Positive Erlebnisse in der frühen Kindheit werden ihm später helfen, selbst positiv zu sein. Früh erlernte negative Verhaltensweisen dagegen führen zu negativem Verhalten, und das kann das Erwachsenenleben belasten. Hat man seine Eltern als zugewandt und liebevoll erlebt, wird man selbst seinen Kindern gegenüber liebevoll sein. Waren die Eltern herabsetzend und lieblos, wird man ohne bewusste Absicht auch seine Kinder darunter leiden lassen. Wer bei seinen Eltern erlebt hat, dass man bei Angst aggressiv wird, tut das selbst später auch. Eltern, die in ihrer Reifung zum Erwachsenen in einzelnen Bereichen auf der Stufe eines Kindes stehen bleiben, reichen dies unwissentlich an ihre Kinder weiter. Selbst Krankheiten der Eltern wie ein Herzinfarkt oder eine Depression können mit allen traurigen Konsequenzen von den Kindern kopiert und erneut erlitten werden.

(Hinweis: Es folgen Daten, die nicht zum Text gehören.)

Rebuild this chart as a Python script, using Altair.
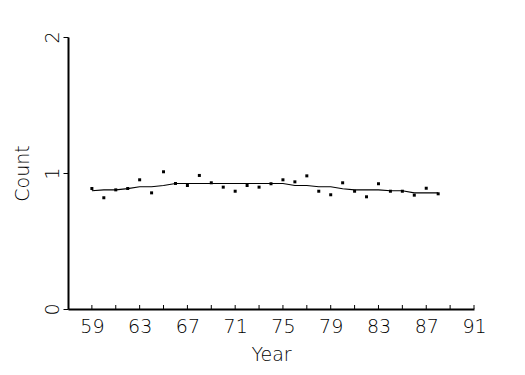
import altair as alt
import pandas as pd

years = list(range(59, 89))
counts = [0.886, 0.818, 0.876, 0.886, 0.950, 0.854, 1.009, 0.923, 0.908, 0.982,
          0.928, 0.896, 0.866, 0.908, 0.896, 0.921, 0.950, 0.935, 0.979, 0.866,
          0.840, 0.928, 0.866, 0.825, 0.921, 0.866, 0.866, 0.837, 0.888, 0.847]
smooth = [0.869, 0.876, 0.876, 0.885, 0.899, 0.899, 0.908, 0.923, 0.923, 0.923,
          0.923, 0.923, 0.923, 0.923, 0.923, 0.923, 0.923, 0.908, 0.908, 0.899,
          0.899, 0.884, 0.876, 0.876, 0.876, 0.869, 0.869, 0.854, 0.854, 0.854]
x_label_values = [59, 63, 67, 71, 75, 79, 83, 87, 91]
x_tick_values = list(range(59, 92, 2))
y_label_values = [0, 1, 2]

FONT = "DejaVu Sans"

df = pd.DataFrame({"Year": years, "Count": counts, "Smooth": smooth})
xt = pd.DataFrame({"t": x_tick_values})

xscale = alt.Scale(domain=[57, 91], nice=False, zero=False)
yscale = alt.Scale(domain=[0, 2], nice=False)

xaxis = alt.Axis(values=x_label_values, ticks=False, grid=False, domainColor="black",
                 domainWidth=2, labelFont=FONT, labelFontSize=19, labelFontWeight=200,
                 labelColor="black", labelBaseline="alphabetic", labelPadding=23,
                 labelOverlap=False, labelFlush=False,
                 title="Year", titleFont=FONT, titleFontSize=19, titleFontWeight=200,
                 titleColor="black", titleBaseline="alphabetic", titleY=51)
yaxis = alt.Axis(values=y_label_values, labelExpr="toString(round(datum.value))",
                 ticks=True, tickSize=5, tickColor="black",
                 tickWidth=1, grid=False, domainColor="black", domainWidth=2,
                 labelFont=FONT, labelFontSize=19, labelFontWeight=200, labelColor="black",
                 labelAngle=-90, labelAlign="center", labelBaseline="bottom", labelPadding=1,
                 labelOverlap=False, labelFlush=False,
                 title="Count", titleFont=FONT, titleFontSize=19, titleFontWeight=200,
                 titleColor="black", titleX=-46, titleBaseline="middle")

base = alt.Chart(df)

pts = base.mark_square(size=9, color="black", opacity=1).encode(
    x=alt.X("Year:Q", scale=xscale, axis=xaxis),
    y=alt.Y("Count:Q", scale=yscale, axis=yaxis),
)
line = base.mark_line(color="black", strokeWidth=1.1).encode(
    x=alt.X("Year:Q", scale=xscale),
    y=alt.Y("Smooth:Q", scale=yscale),
)
ticks = alt.Chart(xt).mark_rule(color="black", strokeWidth=1).encode(
    x=alt.X("t:Q", scale=xscale),
    y=alt.value(272),
    y2=alt.value(268),
)

chart = alt.layer(pts, line, ticks).resolve_axis(y="shared").properties(
    width=406, height=272,
    autosize=alt.AutoSizeParams(type="none"),
    padding={"left": 68, "top": 37, "right": 51, "bottom": 66},
    background="white",
).configure_view(stroke=None)

chart.save("out.html", embed_options={"renderer": "svg", "actions": False})
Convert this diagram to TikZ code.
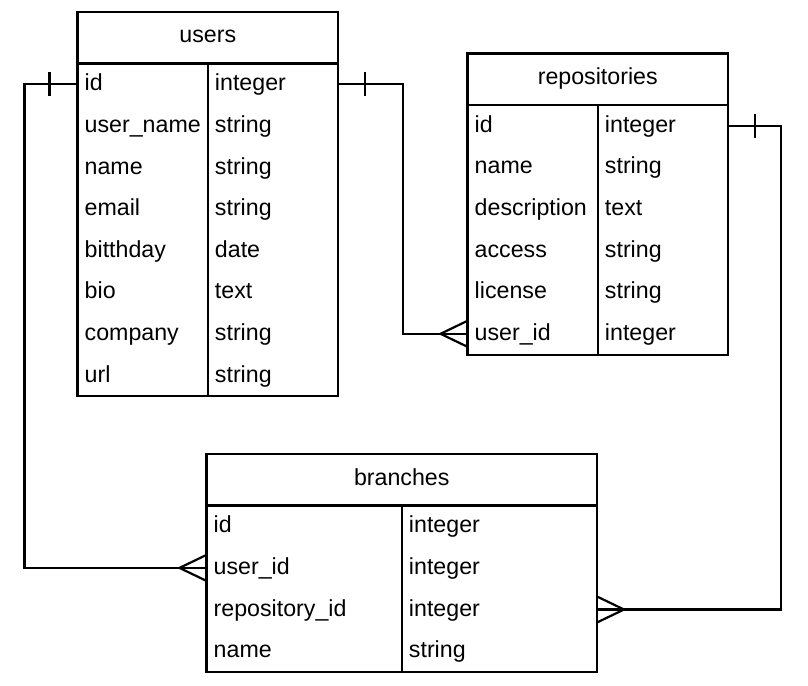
\documentclass[tikz,border=0pt]{standalone}
\usepackage{fontspec}
\setmainfont{Liberation Sans}
\usetikzlibrary{calc}

% ER table: #1 name, #2 x, #3 y (top), #4 width, #5 title, #6 field/type list, #7 row count
\newcommand\erdtable[7]{%
  \node[hdr, minimum width=#4, anchor=north west] (#1-head) at (#2,#3) {};
  \node[title, anchor=base] at ($(#1-head.north)+(0,31)$) {#5};
  \foreach \f/\t [count=\i] in {#6} {
    \node[rowbox, minimum width=#4, anchor=north west] (#1-\i)
      at ($(#1-head.south west)+(0,{(\i-1)*41.6})$) {};
    \node[cell] at ($(#1-\i.west)+(7,6.5)$) {\f};
    \node[cell] at ($(#1-\i.center)+(7,6.5)$) {\t};
  }
  \draw[frame] (#1-head.south west) rectangle (#1-#7.south east);
  \draw[frame] (#1-head.south) -- (#1-#7.south);
}

\tikzset{
  frame/.style={line width=2.2pt, draw=black},
  hdr/.style={frame, rectangle, minimum height=51.5pt, inner sep=0pt, outer sep=0pt},
  rowbox/.style={rectangle, minimum height=41.6pt, inner sep=0pt, outer sep=0pt},
  title/.style={inner sep=0pt, font=\fontsize{23.2}{27}\selectfont},
  cell/.style={inner sep=0pt, anchor=base west, font=\fontsize{23.2}{27}\selectfont},
  link/.style={line width=2.2pt, draw=black},
}

\begin{document}
\begin{tikzpicture}[x=1pt, y=-1pt]
\useasboundingbox (0,0) rectangle (808,685);

\erdtable{users}{77.5}{12}{260.5}{users}{%
  id/integer, user\_name/string, name/string, email/string,
  bitthday/date, bio/text, company/string, url/string}{8}

\erdtable{repos}{467.5}{53.5}{260.5}{repositories}{%
  id/integer, name/string, description/text, access/string,
  license/string, user\_id/integer}{6}

\erdtable{branches}{206.5}{454}{390.5}{branches}{%
  id/integer, user\_id/integer, repository\_id/integer, name/string}{4}

% users.id -> branches.user_id
\draw[link] (users-1.west) -- ++(-53,0) |- (branches-2.west);
\draw[link] ($(users-1.west)+(-28,-12)$) -- ++(0,24);
\draw[link] ($(branches-2.west)+(0,-13)$) -- ++(-27,13) -- ++(27,13);

% users.id -> repositories.user_id
\draw[link] (users-1.east) -- ++(65,0) |- (repos-6.west);
\draw[link] ($(users-1.east)+(27,-12)$) -- ++(0,24);
\draw[link] ($(repos-6.west)+(0,-13)$) -- ++(-27,13) -- ++(27,13);

% repositories.id -> branches.repository_id
\draw[link] (repos-1.east) -- ++(53,0) |- (branches-3.east);
\draw[link] ($(repos-1.east)+(27,-12)$) -- ++(0,24);
\draw[link] ($(branches-3.east)+(0,-13)$) -- ++(27,13) -- ++(-27,13);
\end{tikzpicture}
\end{document}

Das ist die Wirklichkeit, mit der Partner konfrontiert werden, wenn sie einander näher kommen. Sie wissen nichts davon, weder bei sich selbst noch beim anderen. Jeder von ihnen betrachtet seine Wirklichkeit als normal und natürlich. Entsprechend empfindet er die Wirklichkeit des anderen als unverständlich und abwegig. Es bringt wenig, dem Partner daraus einen Vorwurf zu machen.

Was allerdings eine dramatische Änderung eines belastenden Verhaltens herbeiführen kann, sind Anteilnahme, Nachsicht und Liebe des Partners. Unter dem Eindruck, der helfe ein wenig beim Tragen einer schweren Last, wird die plötzlich leichter und lässt sich vielleicht sogar ganz abschütteln. Davon profitieren beide, und das tun sie noch mehr, wenn sie sich gegenseitig beim Abwerfen solcher Altlasten unterstützen.

Ein großer Teil der Reifung zu einem Erwachsenen ist das Ablegen von kindlichen Verhaltensweisen und an seiner Stelle das Annehmen erwachsenen Verhaltens. Dazu kann ein Partner wesentlich beitragen. Der Weg dahin kann mühevoll und steinig sein. Immer wieder müssen sich die Partner um Offenheit, Aufrichtigkeit, gegenseitiges Vertrauen, Nachsicht und Verzeihen bemühen. Immer wieder müssen sie zu vermeiden versuchen, was den Erfolg gefährdet: Besitzansprüche, Herrschsucht, Misstrauen, Eifersucht, Vorwürfe und Rechthaberei.

Nicht jeder will sich dieser Mühe unterziehen, und nicht jeder, der dazu bereit ist, findet dafür den geeigneten Partner. In der Situation entschließt sich mancher dazu, mit der Partnerwahl leichter erreichbare Ziele anzusteuern und sich mit einem Liebesersatz zufrieden zu geben.